WHAT TO WORK ON – Extract the lines from the start through the line that holds "85.3, 84, 84.5];", both included, omitting all images.

DATA SEGMENT –
** Start **
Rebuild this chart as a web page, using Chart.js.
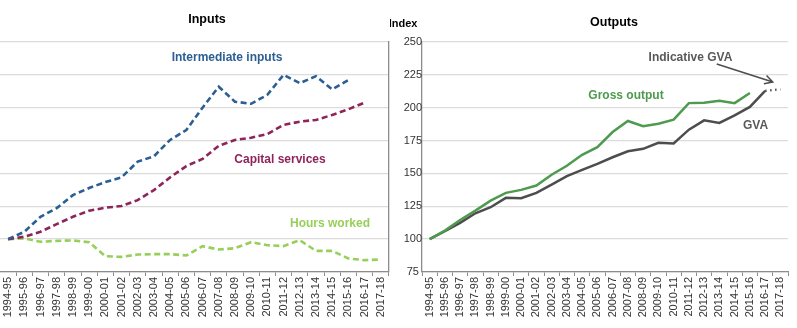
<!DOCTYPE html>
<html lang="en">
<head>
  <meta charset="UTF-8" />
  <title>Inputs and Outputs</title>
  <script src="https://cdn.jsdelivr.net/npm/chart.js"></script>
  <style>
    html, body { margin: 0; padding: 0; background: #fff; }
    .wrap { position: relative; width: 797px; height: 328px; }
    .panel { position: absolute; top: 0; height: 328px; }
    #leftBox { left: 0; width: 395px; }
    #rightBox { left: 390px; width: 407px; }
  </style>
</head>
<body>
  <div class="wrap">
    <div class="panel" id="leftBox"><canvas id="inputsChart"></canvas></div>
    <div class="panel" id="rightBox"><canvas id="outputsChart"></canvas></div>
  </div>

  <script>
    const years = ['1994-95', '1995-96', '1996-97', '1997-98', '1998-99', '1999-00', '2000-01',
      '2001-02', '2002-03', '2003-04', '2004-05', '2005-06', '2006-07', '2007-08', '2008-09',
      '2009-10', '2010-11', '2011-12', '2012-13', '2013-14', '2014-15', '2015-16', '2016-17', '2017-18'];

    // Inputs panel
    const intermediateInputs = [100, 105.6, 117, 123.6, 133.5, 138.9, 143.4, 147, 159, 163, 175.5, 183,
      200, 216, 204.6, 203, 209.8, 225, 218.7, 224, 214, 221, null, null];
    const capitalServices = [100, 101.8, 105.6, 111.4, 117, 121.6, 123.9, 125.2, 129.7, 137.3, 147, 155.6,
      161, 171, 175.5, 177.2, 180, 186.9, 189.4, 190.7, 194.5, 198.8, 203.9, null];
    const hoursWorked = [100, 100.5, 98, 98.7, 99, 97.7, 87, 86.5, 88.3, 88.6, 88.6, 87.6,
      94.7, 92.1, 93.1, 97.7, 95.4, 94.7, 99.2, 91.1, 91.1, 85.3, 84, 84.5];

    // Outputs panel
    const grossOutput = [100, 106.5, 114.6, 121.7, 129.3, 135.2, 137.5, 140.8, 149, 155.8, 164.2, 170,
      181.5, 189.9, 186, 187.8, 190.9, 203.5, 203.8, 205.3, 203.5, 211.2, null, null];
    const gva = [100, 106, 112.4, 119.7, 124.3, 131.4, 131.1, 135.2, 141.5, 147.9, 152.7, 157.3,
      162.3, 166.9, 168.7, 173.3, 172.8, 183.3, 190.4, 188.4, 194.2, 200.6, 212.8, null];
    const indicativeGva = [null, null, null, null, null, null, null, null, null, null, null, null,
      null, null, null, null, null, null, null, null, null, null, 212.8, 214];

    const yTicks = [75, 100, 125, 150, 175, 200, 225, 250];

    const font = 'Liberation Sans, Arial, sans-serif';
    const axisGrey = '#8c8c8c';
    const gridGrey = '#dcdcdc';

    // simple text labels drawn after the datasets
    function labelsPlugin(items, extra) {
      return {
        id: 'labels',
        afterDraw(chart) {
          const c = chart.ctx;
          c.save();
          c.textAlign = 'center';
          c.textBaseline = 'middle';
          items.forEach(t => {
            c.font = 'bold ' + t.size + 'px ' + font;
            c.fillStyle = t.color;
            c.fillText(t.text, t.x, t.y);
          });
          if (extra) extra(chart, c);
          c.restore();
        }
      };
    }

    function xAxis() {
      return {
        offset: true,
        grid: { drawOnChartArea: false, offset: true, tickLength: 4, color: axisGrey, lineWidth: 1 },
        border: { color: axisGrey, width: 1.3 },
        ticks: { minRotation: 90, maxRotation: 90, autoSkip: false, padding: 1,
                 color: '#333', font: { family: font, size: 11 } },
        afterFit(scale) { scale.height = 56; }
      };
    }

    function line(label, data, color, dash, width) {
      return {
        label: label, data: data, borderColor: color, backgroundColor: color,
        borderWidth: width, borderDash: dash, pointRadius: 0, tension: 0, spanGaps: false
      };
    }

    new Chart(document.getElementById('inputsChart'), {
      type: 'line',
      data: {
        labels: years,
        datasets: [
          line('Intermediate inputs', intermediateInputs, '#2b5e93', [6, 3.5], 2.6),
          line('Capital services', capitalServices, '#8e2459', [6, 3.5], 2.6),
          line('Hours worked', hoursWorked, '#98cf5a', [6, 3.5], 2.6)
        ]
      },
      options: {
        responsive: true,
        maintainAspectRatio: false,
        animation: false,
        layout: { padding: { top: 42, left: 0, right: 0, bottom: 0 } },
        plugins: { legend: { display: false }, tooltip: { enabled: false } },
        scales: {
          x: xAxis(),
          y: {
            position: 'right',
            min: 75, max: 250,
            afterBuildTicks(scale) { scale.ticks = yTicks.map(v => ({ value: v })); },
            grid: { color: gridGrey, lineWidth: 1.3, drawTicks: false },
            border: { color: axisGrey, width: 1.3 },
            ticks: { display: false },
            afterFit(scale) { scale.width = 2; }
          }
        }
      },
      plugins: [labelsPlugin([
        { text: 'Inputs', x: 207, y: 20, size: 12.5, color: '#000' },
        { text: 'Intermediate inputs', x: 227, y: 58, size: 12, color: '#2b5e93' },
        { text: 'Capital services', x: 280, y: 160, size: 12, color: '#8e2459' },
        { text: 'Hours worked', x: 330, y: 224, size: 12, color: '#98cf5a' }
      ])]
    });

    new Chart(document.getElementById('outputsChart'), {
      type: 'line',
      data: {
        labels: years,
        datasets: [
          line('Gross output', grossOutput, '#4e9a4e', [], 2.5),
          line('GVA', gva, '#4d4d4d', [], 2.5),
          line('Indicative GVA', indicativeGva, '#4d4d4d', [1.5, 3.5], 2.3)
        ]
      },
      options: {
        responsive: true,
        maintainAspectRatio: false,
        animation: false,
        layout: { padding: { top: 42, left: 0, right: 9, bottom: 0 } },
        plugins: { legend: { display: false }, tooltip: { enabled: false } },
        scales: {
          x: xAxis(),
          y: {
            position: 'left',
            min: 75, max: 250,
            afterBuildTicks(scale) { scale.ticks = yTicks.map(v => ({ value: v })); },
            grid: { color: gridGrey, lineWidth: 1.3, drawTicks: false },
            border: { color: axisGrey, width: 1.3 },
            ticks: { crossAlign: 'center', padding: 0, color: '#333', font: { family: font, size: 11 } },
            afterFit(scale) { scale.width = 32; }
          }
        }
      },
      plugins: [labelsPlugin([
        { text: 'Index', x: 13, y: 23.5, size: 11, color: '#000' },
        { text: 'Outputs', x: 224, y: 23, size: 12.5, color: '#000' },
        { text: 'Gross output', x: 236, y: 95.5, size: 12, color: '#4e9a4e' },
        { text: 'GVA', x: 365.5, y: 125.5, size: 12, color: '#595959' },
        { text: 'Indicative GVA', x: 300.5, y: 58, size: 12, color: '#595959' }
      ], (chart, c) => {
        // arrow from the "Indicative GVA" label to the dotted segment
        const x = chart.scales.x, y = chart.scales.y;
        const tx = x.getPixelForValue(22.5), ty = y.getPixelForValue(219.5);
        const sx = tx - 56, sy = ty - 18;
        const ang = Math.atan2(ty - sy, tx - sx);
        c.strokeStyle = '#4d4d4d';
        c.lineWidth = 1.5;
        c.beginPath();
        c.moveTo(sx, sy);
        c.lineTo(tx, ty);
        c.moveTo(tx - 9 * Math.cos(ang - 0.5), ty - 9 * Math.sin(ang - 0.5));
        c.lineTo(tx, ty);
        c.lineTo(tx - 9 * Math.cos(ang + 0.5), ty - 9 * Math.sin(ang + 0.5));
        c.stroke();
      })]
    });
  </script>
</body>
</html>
** End **
RESULT FOR THIS TASK –
Rebuild this chart as a web page, using Chart.js.
<!DOCTYPE html>
<html lang="en">
<head>
  <meta charset="UTF-8" />
  <title>Inputs and Outputs</title>
  <script src="https://cdn.jsdelivr.net/npm/chart.js"></script>
  <style>
    html, body { margin: 0; padding: 0; background: #fff; }
    .wrap { position: relative; width: 797px; height: 328px; }
    .panel { position: absolute; top: 0; height: 328px; }
    #leftBox { left: 0; width: 395px; }
    #rightBox { left: 390px; width: 407px; }
  </style>
</head>
<body>
  <div class="wrap">
    <div class="panel" id="leftBox"><canvas id="inputsChart"></canvas></div>
    <div class="panel" id="rightBox"><canvas id="outputsChart"></canvas></div>
  </div>

  <script>
    const years = ['1994-95', '1995-96', '1996-97', '1997-98', '1998-99', '1999-00', '2000-01',
      '2001-02', '2002-03', '2003-04', '2004-05', '2005-06', '2006-07', '2007-08', '2008-09',
      '2009-10', '2010-11', '2011-12', '2012-13', '2013-14', '2014-15', '2015-16', '2016-17', '2017-18'];

    // Inputs panel
    const intermediateInputs = [100, 105.6, 117, 123.6, 133.5, 138.9, 143.4, 147, 159, 163, 175.5, 183,
      200, 216, 204.6, 203, 209.8, 225, 218.7, 224, 214, 221, null, null];
    const capitalServices = [100, 101.8, 105.6, 111.4, 117, 121.6, 123.9, 125.2, 129.7, 137.3, 147, 155.6,
      161, 171, 175.5, 177.2, 180, 186.9, 189.4, 190.7, 194.5, 198.8, 203.9, null];
    const hoursWorked = [100, 100.5, 98, 98.7, 99, 97.7, 87, 86.5, 88.3, 88.6, 88.6, 87.6,
      94.7, 92.1, 93.1, 97.7, 95.4, 94.7, 99.2, 91.1, 91.1, 85.3, 84, 84.5];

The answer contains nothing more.